### Collected material
>> begin
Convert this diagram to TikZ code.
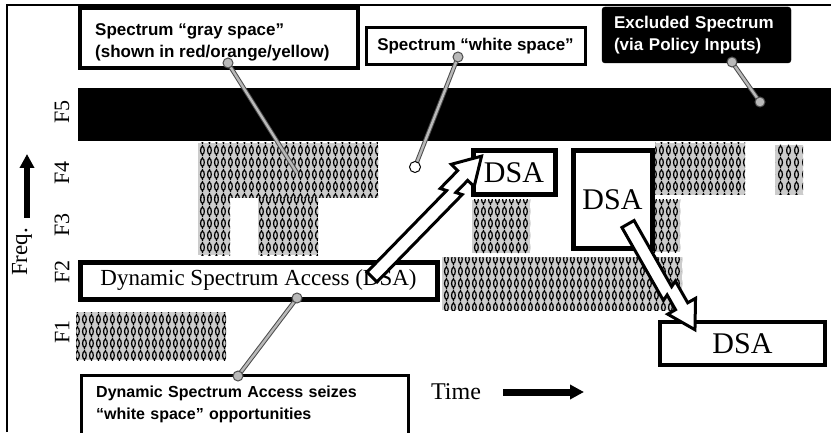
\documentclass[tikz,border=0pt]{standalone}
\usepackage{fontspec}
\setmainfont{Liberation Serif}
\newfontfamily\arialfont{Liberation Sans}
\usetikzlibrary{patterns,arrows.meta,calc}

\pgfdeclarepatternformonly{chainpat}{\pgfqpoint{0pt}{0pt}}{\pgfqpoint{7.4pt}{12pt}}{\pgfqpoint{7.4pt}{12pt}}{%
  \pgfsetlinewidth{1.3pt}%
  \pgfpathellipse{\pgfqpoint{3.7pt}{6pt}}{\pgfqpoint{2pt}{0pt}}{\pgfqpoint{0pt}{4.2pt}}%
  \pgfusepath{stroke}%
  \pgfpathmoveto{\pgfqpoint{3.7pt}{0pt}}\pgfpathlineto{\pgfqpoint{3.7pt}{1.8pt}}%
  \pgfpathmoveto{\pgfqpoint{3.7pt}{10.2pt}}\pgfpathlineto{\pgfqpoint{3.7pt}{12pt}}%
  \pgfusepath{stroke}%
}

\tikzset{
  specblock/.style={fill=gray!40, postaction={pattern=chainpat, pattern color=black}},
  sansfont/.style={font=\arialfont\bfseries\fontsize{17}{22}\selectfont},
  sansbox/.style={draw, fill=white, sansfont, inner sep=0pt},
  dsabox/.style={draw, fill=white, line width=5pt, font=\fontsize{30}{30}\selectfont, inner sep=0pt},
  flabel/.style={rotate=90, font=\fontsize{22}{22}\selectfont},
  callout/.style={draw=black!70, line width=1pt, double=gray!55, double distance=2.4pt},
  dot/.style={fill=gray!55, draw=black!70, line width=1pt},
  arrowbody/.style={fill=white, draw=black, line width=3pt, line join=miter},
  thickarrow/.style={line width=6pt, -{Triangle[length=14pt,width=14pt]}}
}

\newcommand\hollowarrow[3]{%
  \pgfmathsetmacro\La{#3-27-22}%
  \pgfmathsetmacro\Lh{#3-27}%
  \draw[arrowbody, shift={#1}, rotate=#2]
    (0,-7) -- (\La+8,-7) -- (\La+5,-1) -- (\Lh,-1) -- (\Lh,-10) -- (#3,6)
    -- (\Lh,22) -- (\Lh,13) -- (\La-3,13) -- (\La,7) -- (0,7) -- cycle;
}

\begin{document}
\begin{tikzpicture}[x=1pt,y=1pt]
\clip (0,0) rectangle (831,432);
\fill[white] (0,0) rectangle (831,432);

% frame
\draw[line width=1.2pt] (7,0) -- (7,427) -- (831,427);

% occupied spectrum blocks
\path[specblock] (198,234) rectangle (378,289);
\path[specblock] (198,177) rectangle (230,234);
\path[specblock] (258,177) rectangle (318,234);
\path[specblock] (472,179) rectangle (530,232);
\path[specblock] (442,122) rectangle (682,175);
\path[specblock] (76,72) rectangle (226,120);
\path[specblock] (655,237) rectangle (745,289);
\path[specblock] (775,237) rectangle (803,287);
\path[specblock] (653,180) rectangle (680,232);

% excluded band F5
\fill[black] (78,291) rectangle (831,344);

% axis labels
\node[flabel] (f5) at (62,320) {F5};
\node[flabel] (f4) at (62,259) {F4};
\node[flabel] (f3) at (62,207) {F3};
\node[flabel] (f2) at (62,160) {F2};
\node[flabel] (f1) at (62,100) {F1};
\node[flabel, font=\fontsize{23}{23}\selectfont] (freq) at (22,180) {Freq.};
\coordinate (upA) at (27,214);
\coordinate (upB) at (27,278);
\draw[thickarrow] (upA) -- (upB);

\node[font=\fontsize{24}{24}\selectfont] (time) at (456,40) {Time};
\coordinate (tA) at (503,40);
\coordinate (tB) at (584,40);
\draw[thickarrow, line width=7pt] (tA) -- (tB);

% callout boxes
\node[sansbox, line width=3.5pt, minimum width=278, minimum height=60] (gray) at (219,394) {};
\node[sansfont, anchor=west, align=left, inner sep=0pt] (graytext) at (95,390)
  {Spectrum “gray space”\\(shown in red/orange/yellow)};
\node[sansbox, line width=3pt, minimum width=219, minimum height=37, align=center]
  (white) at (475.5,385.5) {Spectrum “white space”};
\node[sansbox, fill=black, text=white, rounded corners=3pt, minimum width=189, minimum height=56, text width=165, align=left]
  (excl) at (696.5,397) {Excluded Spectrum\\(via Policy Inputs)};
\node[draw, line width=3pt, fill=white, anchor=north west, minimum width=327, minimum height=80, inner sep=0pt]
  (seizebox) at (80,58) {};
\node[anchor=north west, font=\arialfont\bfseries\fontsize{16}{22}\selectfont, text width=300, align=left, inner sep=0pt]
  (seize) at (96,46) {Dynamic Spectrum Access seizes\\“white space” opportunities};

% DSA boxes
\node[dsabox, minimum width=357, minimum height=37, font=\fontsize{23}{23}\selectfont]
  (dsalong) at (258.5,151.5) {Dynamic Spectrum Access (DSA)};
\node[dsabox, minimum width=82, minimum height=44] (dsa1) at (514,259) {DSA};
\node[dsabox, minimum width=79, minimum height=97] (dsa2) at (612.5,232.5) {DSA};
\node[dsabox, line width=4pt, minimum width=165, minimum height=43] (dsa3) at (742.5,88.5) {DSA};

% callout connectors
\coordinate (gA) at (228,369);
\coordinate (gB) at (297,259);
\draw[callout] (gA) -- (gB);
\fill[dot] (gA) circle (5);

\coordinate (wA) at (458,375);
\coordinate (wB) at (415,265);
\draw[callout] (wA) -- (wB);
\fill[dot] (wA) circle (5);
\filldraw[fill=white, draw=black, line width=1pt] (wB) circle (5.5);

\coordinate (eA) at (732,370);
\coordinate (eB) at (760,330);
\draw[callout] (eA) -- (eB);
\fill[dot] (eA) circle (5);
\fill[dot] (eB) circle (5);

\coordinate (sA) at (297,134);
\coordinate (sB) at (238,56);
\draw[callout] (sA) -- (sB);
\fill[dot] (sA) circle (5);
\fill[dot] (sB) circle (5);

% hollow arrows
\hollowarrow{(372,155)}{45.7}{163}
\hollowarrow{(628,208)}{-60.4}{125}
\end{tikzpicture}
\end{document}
>> end
### The problem
Except for the pictures, give all the material above again verbatim.

### Answer in full
Convert this diagram to TikZ code.
\documentclass[tikz,border=0pt]{standalone}
\usepackage{fontspec}
\setmainfont{Liberation Serif}
\newfontfamily\arialfont{Liberation Sans}
\usetikzlibrary{patterns,arrows.meta,calc}

\pgfdeclarepatternformonly{chainpat}{\pgfqpoint{0pt}{0pt}}{\pgfqpoint{7.4pt}{12pt}}{\pgfqpoint{7.4pt}{12pt}}{%
  \pgfsetlinewidth{1.3pt}%
  \pgfpathellipse{\pgfqpoint{3.7pt}{6pt}}{\pgfqpoint{2pt}{0pt}}{\pgfqpoint{0pt}{4.2pt}}%
  \pgfusepath{stroke}%
  \pgfpathmoveto{\pgfqpoint{3.7pt}{0pt}}\pgfpathlineto{\pgfqpoint{3.7pt}{1.8pt}}%
  \pgfpathmoveto{\pgfqpoint{3.7pt}{10.2pt}}\pgfpathlineto{\pgfqpoint{3.7pt}{12pt}}%
  \pgfusepath{stroke}%
}

\tikzset{
  specblock/.style={fill=gray!40, postaction={pattern=chainpat, pattern color=black}},
  sansfont/.style={font=\arialfont\bfseries\fontsize{17}{22}\selectfont},
  sansbox/.style={draw, fill=white, sansfont, inner sep=0pt},
  dsabox/.style={draw, fill=white, line width=5pt, font=\fontsize{30}{30}\selectfont, inner sep=0pt},
  flabel/.style={rotate=90, font=\fontsize{22}{22}\selectfont},
  callout/.style={draw=black!70, line width=1pt, double=gray!55, double distance=2.4pt},
  dot/.style={fill=gray!55, draw=black!70, line width=1pt},
  arrowbody/.style={fill=white, draw=black, line width=3pt, line join=miter},
  thickarrow/.style={line width=6pt, -{Triangle[length=14pt,width=14pt]}}
}

\newcommand\hollowarrow[3]{%
  \pgfmathsetmacro\La{#3-27-22}%
  \pgfmathsetmacro\Lh{#3-27}%
  \draw[arrowbody, shift={#1}, rotate=#2]
    (0,-7) -- (\La+8,-7) -- (\La+5,-1) -- (\Lh,-1) -- (\Lh,-10) -- (#3,6)
    -- (\Lh,22) -- (\Lh,13) -- (\La-3,13) -- (\La,7) -- (0,7) -- cycle;
}

\begin{document}
\begin{tikzpicture}[x=1pt,y=1pt]
\clip (0,0) rectangle (831,432);
\fill[white] (0,0) rectangle (831,432);

% frame
\draw[line width=1.2pt] (7,0) -- (7,427) -- (831,427);

% occupied spectrum blocks
\path[specblock] (198,234) rectangle (378,289);
\path[specblock] (198,177) rectangle (230,234);
\path[specblock] (258,177) rectangle (318,234);
\path[specblock] (472,179) rectangle (530,232);
\path[specblock] (442,122) rectangle (682,175);
\path[specblock] (76,72) rectangle (226,120);
\path[specblock] (655,237) rectangle (745,289);
\path[specblock] (775,237) rectangle (803,287);
\path[specblock] (653,180) rectangle (680,232);

% excluded band F5
\fill[black] (78,291) rectangle (831,344);

% axis labels
\node[flabel] (f5) at (62,320) {F5};
\node[flabel] (f4) at (62,259) {F4};
\node[flabel] (f3) at (62,207) {F3};
\node[flabel] (f2) at (62,160) {F2};
\node[flabel] (f1) at (62,100) {F1};
\node[flabel, font=\fontsize{23}{23}\selectfont] (freq) at (22,180) {Freq.};
\coordinate (upA) at (27,214);
\coordinate (upB) at (27,278);
\draw[thickarrow] (upA) -- (upB);

\node[font=\fontsize{24}{24}\selectfont] (time) at (456,40) {Time};
\coordinate (tA) at (503,40);
\coordinate (tB) at (584,40);
\draw[thickarrow, line width=7pt] (tA) -- (tB);

% callout boxes
\node[sansbox, line width=3.5pt, minimum width=278, minimum height=60] (gray) at (219,394) {};
\node[sansfont, anchor=west, align=left, inner sep=0pt] (graytext) at (95,390)
  {Spectrum “gray space”\\(shown in red/orange/yellow)};
\node[sansbox, line width=3pt, minimum width=219, minimum height=37, align=center]
  (white) at (475.5,385.5) {Spectrum “white space”};
\node[sansbox, fill=black, text=white, rounded corners=3pt, minimum width=189, minimum height=56, text width=165, align=left]
  (excl) at (696.5,397) {Excluded Spectrum\\(via Policy Inputs)};
\node[draw, line width=3pt, fill=white, anchor=north west, minimum width=327, minimum height=80, inner sep=0pt]
  (seizebox) at (80,58) {};
\node[anchor=north west, font=\arialfont\bfseries\fontsize{16}{22}\selectfont, text width=300, align=left, inner sep=0pt]
  (seize) at (96,46) {Dynamic Spectrum Access seizes\\“white space” opportunities};

% DSA boxes
\node[dsabox, minimum width=357, minimum height=37, font=\fontsize{23}{23}\selectfont]
  (dsalong) at (258.5,151.5) {Dynamic Spectrum Access (DSA)};
\node[dsabox, minimum width=82, minimum height=44] (dsa1) at (514,259) {DSA};
\node[dsabox, minimum width=79, minimum height=97] (dsa2) at (612.5,232.5) {DSA};
\node[dsabox, line width=4pt, minimum width=165, minimum height=43] (dsa3) at (742.5,88.5) {DSA};

% callout connectors
\coordinate (gA) at (228,369);
\coordinate (gB) at (297,259);
\draw[callout] (gA) -- (gB);
\fill[dot] (gA) circle (5);

\coordinate (wA) at (458,375);
\coordinate (wB) at (415,265);
\draw[callout] (wA) -- (wB);
\fill[dot] (wA) circle (5);
\filldraw[fill=white, draw=black, line width=1pt] (wB) circle (5.5);

\coordinate (eA) at (732,370);
\coordinate (eB) at (760,330);
\draw[callout] (eA) -- (eB);
\fill[dot] (eA) circle (5);
\fill[dot] (eB) circle (5);

\coordinate (sA) at (297,134);
\coordinate (sB) at (238,56);
\draw[callout] (sA) -- (sB);
\fill[dot] (sA) circle (5);
\fill[dot] (sB) circle (5);

% hollow arrows
\hollowarrow{(372,155)}{45.7}{163}
\hollowarrow{(628,208)}{-60.4}{125}
\end{tikzpicture}
\end{document}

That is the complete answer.